**Challenge**
Beginning with the first line below, please repeat the material exactly, ending with the line that includes "const yTicks = [8, 9, 10, 11, 12, 13, 14];".

BEGIN Collected material

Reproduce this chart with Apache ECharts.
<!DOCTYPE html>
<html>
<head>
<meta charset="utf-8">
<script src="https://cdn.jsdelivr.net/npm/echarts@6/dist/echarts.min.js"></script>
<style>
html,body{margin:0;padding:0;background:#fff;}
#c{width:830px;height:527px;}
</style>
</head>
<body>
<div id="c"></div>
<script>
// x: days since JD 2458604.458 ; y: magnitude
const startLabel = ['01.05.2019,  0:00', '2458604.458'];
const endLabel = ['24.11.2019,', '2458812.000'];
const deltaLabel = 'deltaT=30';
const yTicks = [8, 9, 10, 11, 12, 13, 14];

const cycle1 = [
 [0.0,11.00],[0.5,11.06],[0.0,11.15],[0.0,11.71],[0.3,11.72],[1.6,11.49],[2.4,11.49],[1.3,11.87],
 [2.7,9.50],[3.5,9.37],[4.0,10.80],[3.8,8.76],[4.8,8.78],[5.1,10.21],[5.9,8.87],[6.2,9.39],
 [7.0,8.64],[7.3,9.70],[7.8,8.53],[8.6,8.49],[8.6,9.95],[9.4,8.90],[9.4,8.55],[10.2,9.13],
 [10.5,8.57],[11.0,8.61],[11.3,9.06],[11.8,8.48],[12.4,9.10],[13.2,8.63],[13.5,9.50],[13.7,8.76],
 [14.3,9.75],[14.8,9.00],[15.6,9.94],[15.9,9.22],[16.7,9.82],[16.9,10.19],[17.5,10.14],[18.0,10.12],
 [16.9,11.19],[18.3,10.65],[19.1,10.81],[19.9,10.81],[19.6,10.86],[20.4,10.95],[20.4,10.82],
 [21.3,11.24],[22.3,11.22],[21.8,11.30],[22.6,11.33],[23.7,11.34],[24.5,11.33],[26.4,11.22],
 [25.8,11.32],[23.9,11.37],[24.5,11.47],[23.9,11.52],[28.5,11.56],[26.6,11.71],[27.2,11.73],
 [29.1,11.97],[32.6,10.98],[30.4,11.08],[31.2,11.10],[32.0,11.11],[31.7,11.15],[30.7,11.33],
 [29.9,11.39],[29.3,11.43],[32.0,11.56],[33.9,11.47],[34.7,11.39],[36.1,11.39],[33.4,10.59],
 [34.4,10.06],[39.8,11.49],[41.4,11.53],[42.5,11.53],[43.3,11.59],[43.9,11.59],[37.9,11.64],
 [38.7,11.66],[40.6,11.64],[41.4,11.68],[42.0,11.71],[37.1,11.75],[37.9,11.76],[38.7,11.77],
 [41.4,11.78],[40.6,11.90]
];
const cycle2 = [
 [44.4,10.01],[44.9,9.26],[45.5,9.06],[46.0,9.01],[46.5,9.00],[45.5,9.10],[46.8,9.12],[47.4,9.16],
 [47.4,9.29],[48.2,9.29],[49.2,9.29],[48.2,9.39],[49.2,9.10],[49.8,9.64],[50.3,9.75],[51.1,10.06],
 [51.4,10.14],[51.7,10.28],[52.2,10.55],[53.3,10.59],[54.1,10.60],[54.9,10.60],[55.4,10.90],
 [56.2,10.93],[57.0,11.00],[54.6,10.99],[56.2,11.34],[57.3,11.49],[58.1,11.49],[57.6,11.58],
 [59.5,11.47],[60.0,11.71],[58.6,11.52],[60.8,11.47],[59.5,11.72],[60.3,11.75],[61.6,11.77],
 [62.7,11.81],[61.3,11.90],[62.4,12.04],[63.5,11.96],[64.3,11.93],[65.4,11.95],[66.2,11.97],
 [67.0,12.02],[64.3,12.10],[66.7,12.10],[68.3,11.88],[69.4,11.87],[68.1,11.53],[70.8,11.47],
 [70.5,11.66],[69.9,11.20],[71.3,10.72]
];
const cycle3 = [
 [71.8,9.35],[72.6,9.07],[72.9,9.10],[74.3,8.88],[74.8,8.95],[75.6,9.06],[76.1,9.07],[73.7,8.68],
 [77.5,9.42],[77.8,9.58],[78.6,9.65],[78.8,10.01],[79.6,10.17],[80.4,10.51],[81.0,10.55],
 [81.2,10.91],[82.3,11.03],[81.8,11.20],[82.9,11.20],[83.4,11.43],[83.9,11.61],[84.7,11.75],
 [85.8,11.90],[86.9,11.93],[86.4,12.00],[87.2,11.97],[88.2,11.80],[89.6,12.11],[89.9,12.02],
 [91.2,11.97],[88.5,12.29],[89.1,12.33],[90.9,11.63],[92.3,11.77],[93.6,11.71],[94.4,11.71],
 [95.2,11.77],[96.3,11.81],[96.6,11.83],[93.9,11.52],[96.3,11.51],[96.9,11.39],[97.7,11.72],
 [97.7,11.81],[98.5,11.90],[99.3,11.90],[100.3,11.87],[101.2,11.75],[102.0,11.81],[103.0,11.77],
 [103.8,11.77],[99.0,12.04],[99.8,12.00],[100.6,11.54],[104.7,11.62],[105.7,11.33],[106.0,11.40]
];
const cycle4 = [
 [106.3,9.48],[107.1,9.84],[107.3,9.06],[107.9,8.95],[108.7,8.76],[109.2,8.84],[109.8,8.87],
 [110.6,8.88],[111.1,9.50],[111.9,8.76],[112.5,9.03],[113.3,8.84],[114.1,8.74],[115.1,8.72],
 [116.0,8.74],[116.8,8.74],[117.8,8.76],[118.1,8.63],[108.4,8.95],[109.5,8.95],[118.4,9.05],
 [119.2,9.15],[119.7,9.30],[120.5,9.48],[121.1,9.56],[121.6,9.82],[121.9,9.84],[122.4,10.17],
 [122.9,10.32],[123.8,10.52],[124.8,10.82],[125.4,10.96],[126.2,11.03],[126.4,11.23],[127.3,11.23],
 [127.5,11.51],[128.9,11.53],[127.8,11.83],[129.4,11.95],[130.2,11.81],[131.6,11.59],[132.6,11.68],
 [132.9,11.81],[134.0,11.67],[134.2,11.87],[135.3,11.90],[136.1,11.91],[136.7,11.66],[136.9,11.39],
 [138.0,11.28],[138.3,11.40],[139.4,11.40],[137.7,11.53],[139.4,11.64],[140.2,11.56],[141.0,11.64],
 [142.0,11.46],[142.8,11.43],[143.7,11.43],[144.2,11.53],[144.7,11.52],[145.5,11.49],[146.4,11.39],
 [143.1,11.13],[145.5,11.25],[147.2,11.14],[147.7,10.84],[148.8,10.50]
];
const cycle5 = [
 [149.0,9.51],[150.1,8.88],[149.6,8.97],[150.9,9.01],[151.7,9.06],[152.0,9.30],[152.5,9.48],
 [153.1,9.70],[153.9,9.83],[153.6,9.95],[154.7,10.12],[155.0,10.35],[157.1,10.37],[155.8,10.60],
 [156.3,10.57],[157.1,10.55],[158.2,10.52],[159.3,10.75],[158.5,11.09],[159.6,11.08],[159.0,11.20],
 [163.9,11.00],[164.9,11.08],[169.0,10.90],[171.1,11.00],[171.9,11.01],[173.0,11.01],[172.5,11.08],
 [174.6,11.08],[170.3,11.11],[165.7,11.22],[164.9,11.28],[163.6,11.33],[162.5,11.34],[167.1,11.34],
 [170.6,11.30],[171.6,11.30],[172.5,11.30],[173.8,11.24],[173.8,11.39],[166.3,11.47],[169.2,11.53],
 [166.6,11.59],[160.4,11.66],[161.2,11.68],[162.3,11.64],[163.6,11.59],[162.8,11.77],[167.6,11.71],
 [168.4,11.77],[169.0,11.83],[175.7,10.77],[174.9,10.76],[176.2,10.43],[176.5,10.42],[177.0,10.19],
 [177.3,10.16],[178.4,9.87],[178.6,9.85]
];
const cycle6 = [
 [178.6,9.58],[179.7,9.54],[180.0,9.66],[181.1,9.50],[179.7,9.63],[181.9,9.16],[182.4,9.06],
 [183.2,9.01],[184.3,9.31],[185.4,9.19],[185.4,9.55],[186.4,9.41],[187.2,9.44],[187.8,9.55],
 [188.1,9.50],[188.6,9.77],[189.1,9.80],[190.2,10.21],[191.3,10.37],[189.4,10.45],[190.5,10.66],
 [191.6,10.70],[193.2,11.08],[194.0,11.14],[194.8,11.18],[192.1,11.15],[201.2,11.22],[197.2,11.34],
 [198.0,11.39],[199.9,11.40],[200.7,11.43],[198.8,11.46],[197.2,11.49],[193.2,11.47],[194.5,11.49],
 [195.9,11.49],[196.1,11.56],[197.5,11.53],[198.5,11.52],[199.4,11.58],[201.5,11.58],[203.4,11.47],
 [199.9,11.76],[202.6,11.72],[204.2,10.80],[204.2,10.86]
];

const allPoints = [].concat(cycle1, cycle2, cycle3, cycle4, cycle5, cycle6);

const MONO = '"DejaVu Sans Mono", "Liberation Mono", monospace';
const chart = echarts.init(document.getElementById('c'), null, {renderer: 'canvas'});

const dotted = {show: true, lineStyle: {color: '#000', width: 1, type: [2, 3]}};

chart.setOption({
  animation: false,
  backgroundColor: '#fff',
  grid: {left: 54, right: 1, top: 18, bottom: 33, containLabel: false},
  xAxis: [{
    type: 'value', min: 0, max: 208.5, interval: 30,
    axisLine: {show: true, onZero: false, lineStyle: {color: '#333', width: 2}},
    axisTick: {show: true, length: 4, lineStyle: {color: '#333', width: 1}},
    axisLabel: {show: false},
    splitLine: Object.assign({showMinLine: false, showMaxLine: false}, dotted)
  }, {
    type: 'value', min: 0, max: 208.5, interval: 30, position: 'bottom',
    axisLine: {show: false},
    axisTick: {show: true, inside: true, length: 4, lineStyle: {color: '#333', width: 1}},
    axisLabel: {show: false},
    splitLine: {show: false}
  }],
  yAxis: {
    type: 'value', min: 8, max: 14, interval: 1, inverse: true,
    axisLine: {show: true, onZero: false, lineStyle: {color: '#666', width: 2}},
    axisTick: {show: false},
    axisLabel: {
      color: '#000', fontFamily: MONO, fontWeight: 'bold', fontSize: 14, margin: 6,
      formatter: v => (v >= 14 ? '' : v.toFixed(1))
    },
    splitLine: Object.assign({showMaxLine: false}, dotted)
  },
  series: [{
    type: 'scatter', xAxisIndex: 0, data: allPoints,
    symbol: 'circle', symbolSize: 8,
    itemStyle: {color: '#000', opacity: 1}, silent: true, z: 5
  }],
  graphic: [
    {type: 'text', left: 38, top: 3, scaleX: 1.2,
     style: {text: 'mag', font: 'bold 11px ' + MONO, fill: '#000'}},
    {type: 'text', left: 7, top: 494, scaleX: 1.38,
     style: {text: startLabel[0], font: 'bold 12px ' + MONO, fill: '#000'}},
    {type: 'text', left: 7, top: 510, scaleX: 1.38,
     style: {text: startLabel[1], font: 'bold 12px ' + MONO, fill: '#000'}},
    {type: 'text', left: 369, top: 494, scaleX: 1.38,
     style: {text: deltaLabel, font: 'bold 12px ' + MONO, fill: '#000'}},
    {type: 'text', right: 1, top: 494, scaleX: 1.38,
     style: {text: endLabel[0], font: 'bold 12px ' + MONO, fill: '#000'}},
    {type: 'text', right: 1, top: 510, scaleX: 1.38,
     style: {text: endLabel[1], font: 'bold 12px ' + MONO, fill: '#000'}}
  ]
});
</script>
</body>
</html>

END Collected material

**Response to the exercise**
Reproduce this chart with Apache ECharts.
<!DOCTYPE html>
<html>
<head>
<meta charset="utf-8">
<script src="https://cdn.jsdelivr.net/npm/echarts@6/dist/echarts.min.js"></script>
<style>
html,body{margin:0;padding:0;background:#fff;}
#c{width:830px;height:527px;}
</style>
</head>
<body>
<div id="c"></div>
<script>
// x: days since JD 2458604.458 ; y: magnitude
const startLabel = ['01.05.2019,  0:00', '2458604.458'];
const endLabel = ['24.11.2019,', '2458812.000'];
const deltaLabel = 'deltaT=30';
const yTicks = [8, 9, 10, 11, 12, 13, 14];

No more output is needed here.